> _Input_
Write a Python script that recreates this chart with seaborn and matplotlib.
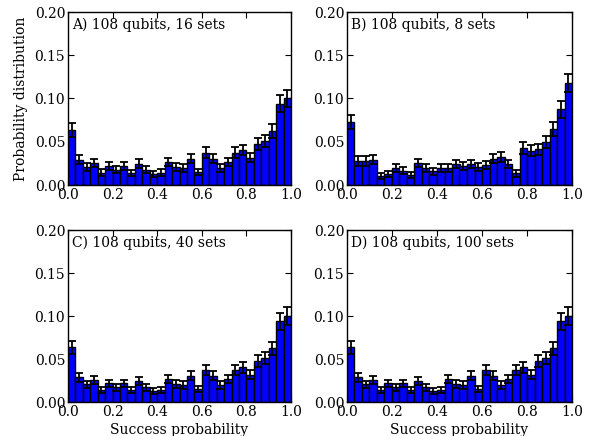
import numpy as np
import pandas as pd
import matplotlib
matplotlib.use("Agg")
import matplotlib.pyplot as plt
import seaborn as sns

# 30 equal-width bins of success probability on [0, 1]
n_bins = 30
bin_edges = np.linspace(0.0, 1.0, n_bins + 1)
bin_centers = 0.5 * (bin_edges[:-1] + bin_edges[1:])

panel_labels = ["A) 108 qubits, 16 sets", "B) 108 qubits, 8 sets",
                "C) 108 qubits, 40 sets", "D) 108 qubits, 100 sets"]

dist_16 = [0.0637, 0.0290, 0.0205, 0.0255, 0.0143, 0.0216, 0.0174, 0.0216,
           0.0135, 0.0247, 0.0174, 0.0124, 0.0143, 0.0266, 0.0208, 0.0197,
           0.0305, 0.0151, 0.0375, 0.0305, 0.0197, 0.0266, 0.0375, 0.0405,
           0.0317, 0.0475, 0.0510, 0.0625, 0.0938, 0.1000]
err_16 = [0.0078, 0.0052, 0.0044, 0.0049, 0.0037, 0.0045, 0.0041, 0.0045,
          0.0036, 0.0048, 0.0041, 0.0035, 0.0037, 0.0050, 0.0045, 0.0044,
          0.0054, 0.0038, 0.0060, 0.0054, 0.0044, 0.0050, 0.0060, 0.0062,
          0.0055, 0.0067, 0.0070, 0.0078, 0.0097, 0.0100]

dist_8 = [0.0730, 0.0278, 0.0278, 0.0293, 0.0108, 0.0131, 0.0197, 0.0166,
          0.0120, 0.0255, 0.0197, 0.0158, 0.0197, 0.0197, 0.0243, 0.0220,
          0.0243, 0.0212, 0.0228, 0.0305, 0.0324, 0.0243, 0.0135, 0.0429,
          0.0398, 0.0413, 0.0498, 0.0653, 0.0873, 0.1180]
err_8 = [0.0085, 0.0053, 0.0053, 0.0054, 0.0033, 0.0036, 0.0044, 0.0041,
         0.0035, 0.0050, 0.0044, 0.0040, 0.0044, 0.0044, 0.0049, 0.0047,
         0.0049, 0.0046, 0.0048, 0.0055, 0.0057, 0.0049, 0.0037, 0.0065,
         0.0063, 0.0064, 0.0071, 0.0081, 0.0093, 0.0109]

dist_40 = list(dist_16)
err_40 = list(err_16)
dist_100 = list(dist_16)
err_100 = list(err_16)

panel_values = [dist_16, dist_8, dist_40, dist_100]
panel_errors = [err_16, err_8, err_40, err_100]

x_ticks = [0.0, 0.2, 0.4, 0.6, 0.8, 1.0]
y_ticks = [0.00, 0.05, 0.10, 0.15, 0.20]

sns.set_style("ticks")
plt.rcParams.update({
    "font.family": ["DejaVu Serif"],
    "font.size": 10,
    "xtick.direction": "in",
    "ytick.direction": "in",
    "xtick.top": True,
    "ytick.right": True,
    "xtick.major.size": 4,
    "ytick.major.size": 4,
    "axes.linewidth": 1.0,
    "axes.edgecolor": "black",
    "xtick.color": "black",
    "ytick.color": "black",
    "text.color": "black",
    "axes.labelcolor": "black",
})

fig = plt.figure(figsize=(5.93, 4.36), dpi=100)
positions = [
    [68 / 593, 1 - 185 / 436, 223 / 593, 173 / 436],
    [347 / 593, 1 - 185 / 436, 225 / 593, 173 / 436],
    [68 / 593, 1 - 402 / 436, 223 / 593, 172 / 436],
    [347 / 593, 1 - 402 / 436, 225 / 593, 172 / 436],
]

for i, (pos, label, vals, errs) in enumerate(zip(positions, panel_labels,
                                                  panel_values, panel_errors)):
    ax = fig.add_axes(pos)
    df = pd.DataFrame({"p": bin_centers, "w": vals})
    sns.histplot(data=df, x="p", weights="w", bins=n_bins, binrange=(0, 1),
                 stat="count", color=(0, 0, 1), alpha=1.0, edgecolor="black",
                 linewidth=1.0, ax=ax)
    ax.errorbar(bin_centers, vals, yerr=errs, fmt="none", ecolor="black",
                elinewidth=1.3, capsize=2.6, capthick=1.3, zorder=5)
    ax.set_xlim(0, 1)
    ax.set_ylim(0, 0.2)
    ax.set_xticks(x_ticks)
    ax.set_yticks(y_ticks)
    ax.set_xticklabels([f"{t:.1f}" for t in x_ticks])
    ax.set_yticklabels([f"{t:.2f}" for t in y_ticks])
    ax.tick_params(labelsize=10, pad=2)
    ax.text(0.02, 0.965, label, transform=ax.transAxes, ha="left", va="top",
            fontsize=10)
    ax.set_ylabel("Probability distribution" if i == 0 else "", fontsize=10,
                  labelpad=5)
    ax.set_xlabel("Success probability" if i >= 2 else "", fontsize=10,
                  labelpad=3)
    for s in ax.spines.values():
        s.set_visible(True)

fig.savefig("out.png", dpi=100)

...

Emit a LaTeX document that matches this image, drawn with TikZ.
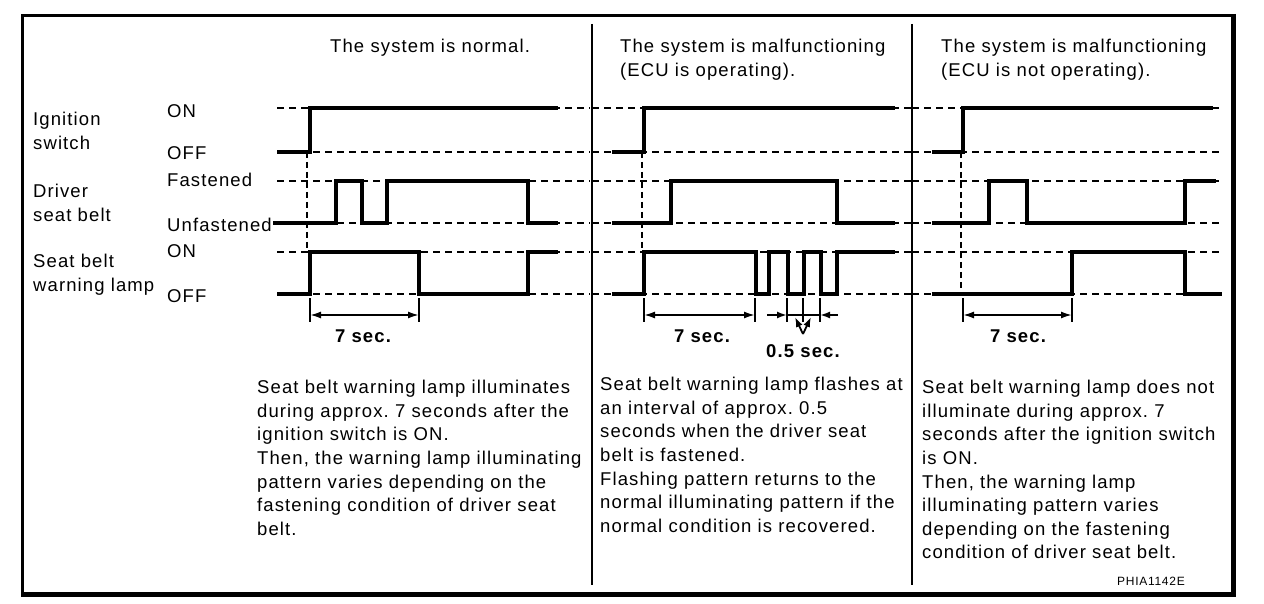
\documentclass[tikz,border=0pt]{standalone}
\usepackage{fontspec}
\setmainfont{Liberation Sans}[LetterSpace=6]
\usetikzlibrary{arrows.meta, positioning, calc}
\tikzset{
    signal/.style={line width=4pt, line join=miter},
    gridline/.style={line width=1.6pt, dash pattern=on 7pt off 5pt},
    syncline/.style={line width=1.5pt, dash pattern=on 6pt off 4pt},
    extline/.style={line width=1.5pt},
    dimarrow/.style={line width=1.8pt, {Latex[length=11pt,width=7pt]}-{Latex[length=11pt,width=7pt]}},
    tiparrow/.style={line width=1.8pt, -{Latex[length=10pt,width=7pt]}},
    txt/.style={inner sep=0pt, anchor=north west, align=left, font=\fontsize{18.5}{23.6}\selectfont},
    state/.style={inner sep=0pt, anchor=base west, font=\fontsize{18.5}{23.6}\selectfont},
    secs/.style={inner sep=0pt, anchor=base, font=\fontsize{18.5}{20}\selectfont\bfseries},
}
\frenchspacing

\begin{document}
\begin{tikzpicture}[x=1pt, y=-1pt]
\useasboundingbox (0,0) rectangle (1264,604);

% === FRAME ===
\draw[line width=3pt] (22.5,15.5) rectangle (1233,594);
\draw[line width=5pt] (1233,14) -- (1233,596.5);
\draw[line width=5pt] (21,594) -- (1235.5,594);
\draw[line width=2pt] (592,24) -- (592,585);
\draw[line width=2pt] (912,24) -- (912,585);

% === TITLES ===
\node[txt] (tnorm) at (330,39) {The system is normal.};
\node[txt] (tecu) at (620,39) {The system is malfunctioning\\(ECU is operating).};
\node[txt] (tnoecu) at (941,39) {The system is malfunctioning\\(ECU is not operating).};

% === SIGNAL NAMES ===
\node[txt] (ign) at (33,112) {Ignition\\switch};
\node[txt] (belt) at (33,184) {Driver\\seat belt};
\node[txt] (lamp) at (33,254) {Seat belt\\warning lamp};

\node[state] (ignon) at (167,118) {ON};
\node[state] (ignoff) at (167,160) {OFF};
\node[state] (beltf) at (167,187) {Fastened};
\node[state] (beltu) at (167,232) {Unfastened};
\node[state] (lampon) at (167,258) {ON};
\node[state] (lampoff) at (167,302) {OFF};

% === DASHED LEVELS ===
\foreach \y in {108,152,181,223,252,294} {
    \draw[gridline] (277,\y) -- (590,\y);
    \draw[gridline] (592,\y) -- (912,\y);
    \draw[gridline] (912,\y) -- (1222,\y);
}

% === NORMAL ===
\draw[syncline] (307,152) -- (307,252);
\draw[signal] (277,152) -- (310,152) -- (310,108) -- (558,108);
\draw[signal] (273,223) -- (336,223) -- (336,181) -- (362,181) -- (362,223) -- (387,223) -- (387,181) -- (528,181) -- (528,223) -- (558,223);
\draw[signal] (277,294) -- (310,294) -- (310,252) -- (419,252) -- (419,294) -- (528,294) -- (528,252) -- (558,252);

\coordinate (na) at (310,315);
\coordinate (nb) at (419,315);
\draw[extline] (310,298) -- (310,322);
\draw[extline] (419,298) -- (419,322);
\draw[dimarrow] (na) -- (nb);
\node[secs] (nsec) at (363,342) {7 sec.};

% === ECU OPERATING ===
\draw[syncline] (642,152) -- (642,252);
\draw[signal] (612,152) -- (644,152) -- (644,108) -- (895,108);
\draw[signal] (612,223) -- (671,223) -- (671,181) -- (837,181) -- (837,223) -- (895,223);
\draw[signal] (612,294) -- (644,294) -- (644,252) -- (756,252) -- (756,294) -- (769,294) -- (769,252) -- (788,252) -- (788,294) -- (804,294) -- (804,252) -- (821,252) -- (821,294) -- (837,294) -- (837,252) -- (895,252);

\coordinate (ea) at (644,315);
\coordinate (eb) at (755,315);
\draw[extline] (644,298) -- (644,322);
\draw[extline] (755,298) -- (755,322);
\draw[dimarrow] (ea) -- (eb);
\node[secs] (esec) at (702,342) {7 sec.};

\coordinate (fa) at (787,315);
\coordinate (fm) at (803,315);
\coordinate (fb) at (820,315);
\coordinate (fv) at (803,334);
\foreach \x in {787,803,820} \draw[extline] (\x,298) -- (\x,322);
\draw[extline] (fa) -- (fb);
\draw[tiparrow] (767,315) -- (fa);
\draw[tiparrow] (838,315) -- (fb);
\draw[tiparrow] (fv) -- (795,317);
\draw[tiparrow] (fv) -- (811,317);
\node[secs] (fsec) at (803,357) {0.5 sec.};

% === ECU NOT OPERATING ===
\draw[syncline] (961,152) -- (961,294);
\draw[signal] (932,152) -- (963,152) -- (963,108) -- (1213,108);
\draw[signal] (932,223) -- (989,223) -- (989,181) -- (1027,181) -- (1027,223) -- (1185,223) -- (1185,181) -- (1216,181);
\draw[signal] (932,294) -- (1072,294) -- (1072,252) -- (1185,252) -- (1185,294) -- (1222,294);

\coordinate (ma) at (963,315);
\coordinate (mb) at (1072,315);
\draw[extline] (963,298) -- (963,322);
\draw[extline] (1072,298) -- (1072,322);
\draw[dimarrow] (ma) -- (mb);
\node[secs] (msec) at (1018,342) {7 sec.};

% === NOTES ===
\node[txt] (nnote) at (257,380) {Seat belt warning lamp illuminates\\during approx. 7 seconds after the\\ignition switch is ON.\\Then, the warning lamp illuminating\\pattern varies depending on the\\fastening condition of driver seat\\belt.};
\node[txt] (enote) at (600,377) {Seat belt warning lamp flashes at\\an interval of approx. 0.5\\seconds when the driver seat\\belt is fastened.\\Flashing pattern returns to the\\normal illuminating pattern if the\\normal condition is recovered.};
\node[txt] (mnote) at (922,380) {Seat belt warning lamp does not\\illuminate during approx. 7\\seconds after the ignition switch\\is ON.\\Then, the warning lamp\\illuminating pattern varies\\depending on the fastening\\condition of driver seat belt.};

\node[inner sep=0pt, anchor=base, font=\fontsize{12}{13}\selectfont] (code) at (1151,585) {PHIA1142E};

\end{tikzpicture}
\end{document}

> _Given problem_
Leave out the pictures and transcribe exactly the lines from the one containing "Write a Python" through the one containing "108 qubits, 40".

> _Final answer_
Write a Python script that recreates this chart with seaborn and matplotlib.
import numpy as np
import pandas as pd
import matplotlib
matplotlib.use("Agg")
import matplotlib.pyplot as plt
import seaborn as sns

# 30 equal-width bins of success probability on [0, 1]
n_bins = 30
bin_edges = np.linspace(0.0, 1.0, n_bins + 1)
bin_centers = 0.5 * (bin_edges[:-1] + bin_edges[1:])

panel_labels = ["A) 108 qubits, 16 sets", "B) 108 qubits, 8 sets",
                "C) 108 qubits, 40 sets", "D) 108 qubits, 100 sets"]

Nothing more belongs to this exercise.